In fairness, Marty is far from the first pundit to point his finger in that direction. But while it’s easy to look at Avengers: Endgame setting box office records while smaller, underseen films languish, and decide the one must be responsible for the other, the truth is far more complicated.
Ticket sales have been steadily falling in North America for the past twenty years, a decline that started more than a decade before Robert Downey Jr. first laced up his iron boots. More to the point, every week, film-lovers have plenty of options to see adult-skewing, non-franchise movies at the theater, but most of them stay home. Marvel isn’t to blame for that. Audiences are.
Yes, superhero movies and their equivalents clean up at the box office. But it’s not, as Scorsese surmises, because the movie industry only offers blockbusters to the point that audiences have no taste for anything else. Studios offer plenty of counterprogramming and alternatives by the dozens. There are more options and avenues to watch the usual dramas and comedies and indie darlings today than existed ten or twenty or fifty years ago. And what’s more, there’s still a market for them — audiences just don’t think they’re worth schlepping down to the theater for anymore.
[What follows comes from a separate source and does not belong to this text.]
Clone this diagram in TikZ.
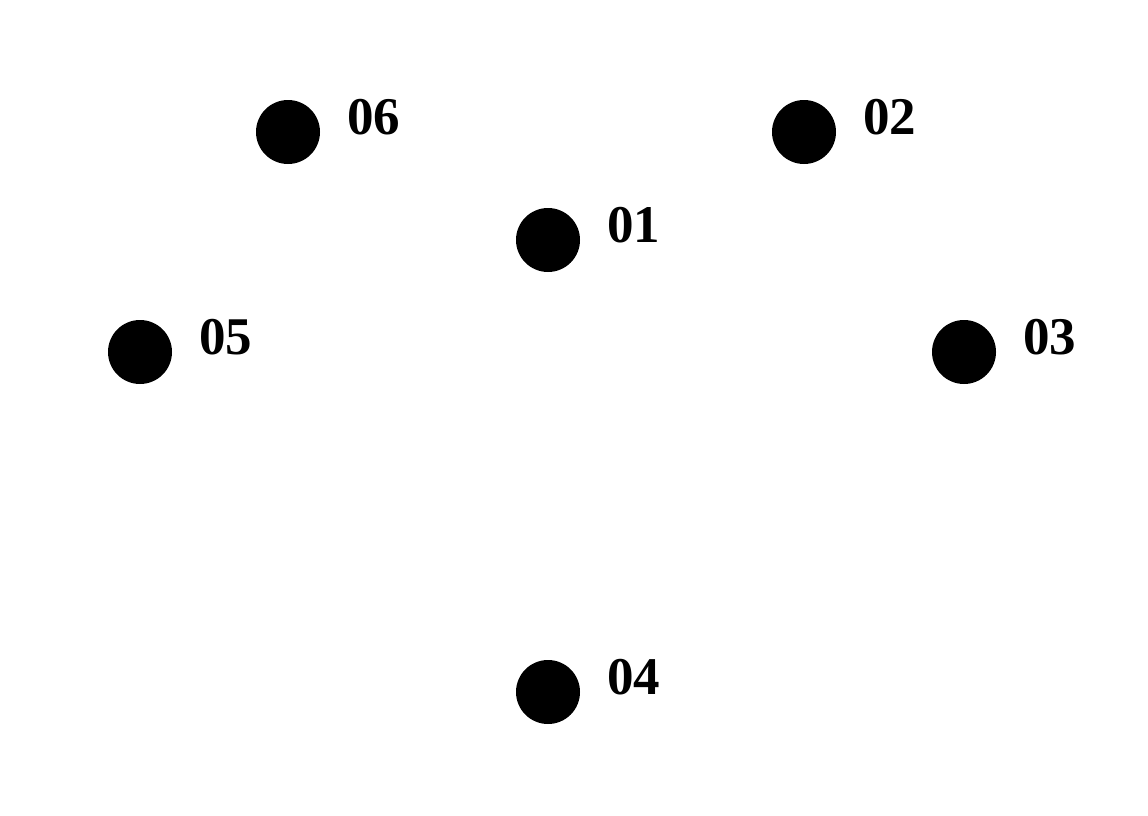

As the quality of home theater setups has improved, and the hassles (not to mention the costs) of going to a traditional theater have risen, it takes more and more to convince the average person to trundle off to the cineplex, plop down big bucks for concessions, and sit through trailers and ads and noisy neighbors just to get their movie fix. The inevitable result is that the movies that depend more on the big screen experience — high volume, high octane, high action outings — are going to command more fannies in seats and wallets on counters than the more languid or talkier films most viewers can just as easily enjoy at home.
Maybe you see this as a tragedy. Scorsese certainly seems to. Though he places the blame in the wrong places, his most sympathetic impulse is to lament that these new market realities create fewer opportunities for films to be shown as their directors meant for them to be seen — on the big screen.
There are more options and avenues to watch the usual dramas and comedies and indie darlings today than existed ten or twenty or fifty years ago… audiences just don’t think they’re worth schlepping down to the theater for anymore.
Audiences may still like adult dramas and romantic comedies and other less-blockbusting fare, but they’re mostly content to watch them from the comfort of their couches. The current surfeit of streaming pipelines means there’s more and more opportunities for great and new works to be seen, but not in the format Marty might prefer. I understand and sympathize.
But to prioritize format over reach, over opportunity, over access, is just as misguided. Sure, no filmmaker or cinephile worth their salt wants to watch a movie on their phones. In an ideal world, every film would have a big-screen debut with a crystal clear image and pitch-perfect sound, but that’s unrealistic.
And what’s more, the film history that Scorsese wants to keep alive, the masterworks of Bergman and Godard and Hitchcock, have survived through fans being able to discover and watch them at home. Those films’ home viewings have far outlasted their theatrical runs. If Marty wants movie-lovers to continue seeing those films and marveling at them for another sixty or seventy years, he, and we, cannot let the perfect be the enemy of the good.
After all, it’s not as though Scorsese ever refused to allow his films to be released on home video or shown on television. Scores of cinephiles, myself included, couldn’t stroll down to the theater whenever we wanted, but still discovered the magic of movies on comparatively small television screens, often with commercial interruptions, sometimes even with (gasp) fullscreen versions. It was undoubtedly not the optimal viewing setup, but the artistry was no less potent, the surprise no less electric, the revelation no less rapturous. Great films still touch us, whether projected onto a massive screen or delivered intimately in the palms of our hands.
That’s understandably hard to reckon with for many film lovers. Sometimes the ground shifts uncomfortably beneath our feet. That’s especially true for those lucky few fortunate enough to become giants in their fields, whose decades-long output and influence allow them to witness such changes firsthand.
But to decry the shift of the medium toward home-viewing as a sky-is-falling calamity, to reject the artistic value of films that don’t match one’s preferred rubric sight unseen, to attempt to divide the world into cinema and “audiovisual entertainment”, is to transform oneself into the same sort of disapproving naysayer who once denied that cinema could be an art form at all. I love Martin Scorsese’s films. I just wish he didn’t hate mine.
The truth is that Scorsese’s forgotten more about film in the past week than I’ll ever know in a lifetime. When he talks about his peers, when he opens up about this industry, we should listen. But god help me, when I’m old and gray — and the most successful movie in the world is a Let’s Play of Fortnite 5 that fans beam directly into their eyeballs — I hope I’m more generous, more understanding, more open and hospitable to the things outside my experiences and preferences, than Martin Scorsese is to the worthwhile cinematic works he’s all too ready to dismiss out of hand, for all the wrong reasons.